MATERIAL PROVIDED>
---+---

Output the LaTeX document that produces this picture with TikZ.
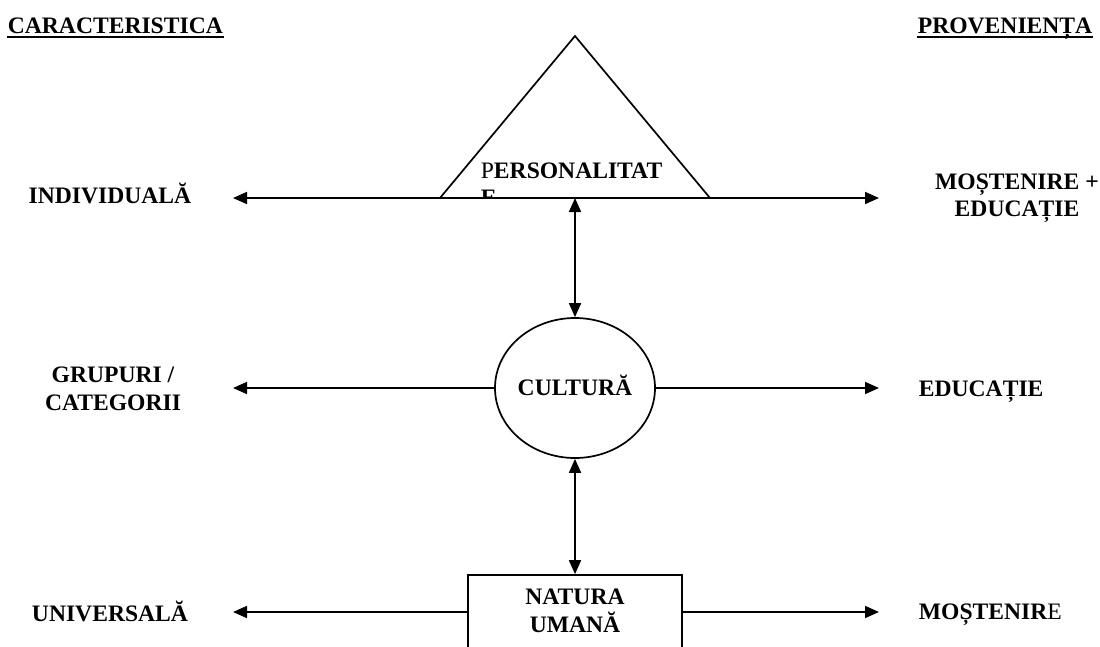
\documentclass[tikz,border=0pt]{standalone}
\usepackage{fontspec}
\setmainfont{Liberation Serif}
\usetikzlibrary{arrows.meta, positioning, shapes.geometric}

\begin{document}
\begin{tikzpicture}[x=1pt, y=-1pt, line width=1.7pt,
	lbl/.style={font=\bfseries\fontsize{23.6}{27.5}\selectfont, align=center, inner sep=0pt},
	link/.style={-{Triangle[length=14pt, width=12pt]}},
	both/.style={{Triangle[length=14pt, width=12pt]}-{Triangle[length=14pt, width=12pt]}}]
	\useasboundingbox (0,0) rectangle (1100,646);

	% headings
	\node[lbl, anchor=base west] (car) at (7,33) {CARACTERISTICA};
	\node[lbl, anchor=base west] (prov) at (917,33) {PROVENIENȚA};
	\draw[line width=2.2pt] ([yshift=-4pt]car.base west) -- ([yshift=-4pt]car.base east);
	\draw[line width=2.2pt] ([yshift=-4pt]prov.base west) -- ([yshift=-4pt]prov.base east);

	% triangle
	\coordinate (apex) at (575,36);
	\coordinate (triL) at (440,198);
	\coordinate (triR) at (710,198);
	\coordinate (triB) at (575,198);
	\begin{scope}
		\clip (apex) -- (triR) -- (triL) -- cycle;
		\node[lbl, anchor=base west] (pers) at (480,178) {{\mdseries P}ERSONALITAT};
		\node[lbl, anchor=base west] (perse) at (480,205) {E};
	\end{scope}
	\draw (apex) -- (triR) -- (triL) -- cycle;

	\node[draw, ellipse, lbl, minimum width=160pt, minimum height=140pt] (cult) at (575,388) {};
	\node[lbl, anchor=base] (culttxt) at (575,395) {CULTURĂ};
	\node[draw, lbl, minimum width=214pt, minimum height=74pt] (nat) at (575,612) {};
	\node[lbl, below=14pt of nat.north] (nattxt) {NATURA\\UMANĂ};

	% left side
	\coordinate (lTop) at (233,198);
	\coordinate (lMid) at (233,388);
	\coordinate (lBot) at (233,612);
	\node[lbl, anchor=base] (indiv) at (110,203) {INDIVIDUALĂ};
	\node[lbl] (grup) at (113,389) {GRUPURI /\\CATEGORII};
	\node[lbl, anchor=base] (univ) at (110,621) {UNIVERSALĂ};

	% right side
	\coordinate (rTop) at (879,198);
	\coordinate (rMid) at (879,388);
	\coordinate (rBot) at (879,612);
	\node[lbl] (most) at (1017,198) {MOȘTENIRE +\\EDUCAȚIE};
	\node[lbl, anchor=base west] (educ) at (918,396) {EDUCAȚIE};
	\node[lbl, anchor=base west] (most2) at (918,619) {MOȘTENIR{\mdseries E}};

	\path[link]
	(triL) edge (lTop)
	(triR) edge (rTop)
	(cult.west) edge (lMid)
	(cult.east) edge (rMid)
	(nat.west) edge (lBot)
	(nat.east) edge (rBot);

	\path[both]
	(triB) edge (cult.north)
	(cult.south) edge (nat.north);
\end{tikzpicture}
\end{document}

---+---

THE PROBLEM>
Except for the pictures, reproduce every line exactly.

WRITTEN REPLY>
Output the LaTeX document that produces this picture with TikZ.
\documentclass[tikz,border=0pt]{standalone}
\usepackage{fontspec}
\setmainfont{Liberation Serif}
\usetikzlibrary{arrows.meta, positioning, shapes.geometric}

\begin{document}
\begin{tikzpicture}[x=1pt, y=-1pt, line width=1.7pt,
	lbl/.style={font=\bfseries\fontsize{23.6}{27.5}\selectfont, align=center, inner sep=0pt},
	link/.style={-{Triangle[length=14pt, width=12pt]}},
	both/.style={{Triangle[length=14pt, width=12pt]}-{Triangle[length=14pt, width=12pt]}}]
	\useasboundingbox (0,0) rectangle (1100,646);

	% headings
	\node[lbl, anchor=base west] (car) at (7,33) {CARACTERISTICA};
	\node[lbl, anchor=base west] (prov) at (917,33) {PROVENIENȚA};
	\draw[line width=2.2pt] ([yshift=-4pt]car.base west) -- ([yshift=-4pt]car.base east);
	\draw[line width=2.2pt] ([yshift=-4pt]prov.base west) -- ([yshift=-4pt]prov.base east);

	% triangle
	\coordinate (apex) at (575,36);
	\coordinate (triL) at (440,198);
	\coordinate (triR) at (710,198);
	\coordinate (triB) at (575,198);
	\begin{scope}
		\clip (apex) -- (triR) -- (triL) -- cycle;
		\node[lbl, anchor=base west] (pers) at (480,178) {{\mdseries P}ERSONALITAT};
		\node[lbl, anchor=base west] (perse) at (480,205) {E};
	\end{scope}
	\draw (apex) -- (triR) -- (triL) -- cycle;

	\node[draw, ellipse, lbl, minimum width=160pt, minimum height=140pt] (cult) at (575,388) {};
	\node[lbl, anchor=base] (culttxt) at (575,395) {CULTURĂ};
	\node[draw, lbl, minimum width=214pt, minimum height=74pt] (nat) at (575,612) {};
	\node[lbl, below=14pt of nat.north] (nattxt) {NATURA\\UMANĂ};

	% left side
	\coordinate (lTop) at (233,198);
	\coordinate (lMid) at (233,388);
	\coordinate (lBot) at (233,612);
	\node[lbl, anchor=base] (indiv) at (110,203) {INDIVIDUALĂ};
	\node[lbl] (grup) at (113,389) {GRUPURI /\\CATEGORII};
	\node[lbl, anchor=base] (univ) at (110,621) {UNIVERSALĂ};

	% right side
	\coordinate (rTop) at (879,198);
	\coordinate (rMid) at (879,388);
	\coordinate (rBot) at (879,612);
	\node[lbl] (most) at (1017,198) {MOȘTENIRE +\\EDUCAȚIE};
	\node[lbl, anchor=base west] (educ) at (918,396) {EDUCAȚIE};
	\node[lbl, anchor=base west] (most2) at (918,619) {MOȘTENIR{\mdseries E}};

	\path[link]
	(triL) edge (lTop)
	(triR) edge (rTop)
	(cult.west) edge (lMid)
	(cult.east) edge (rMid)
	(nat.west) edge (lBot)
	(nat.east) edge (rBot);

	\path[both]
	(triB) edge (cult.north)
	(cult.south) edge (nat.north);
\end{tikzpicture}
\end{document}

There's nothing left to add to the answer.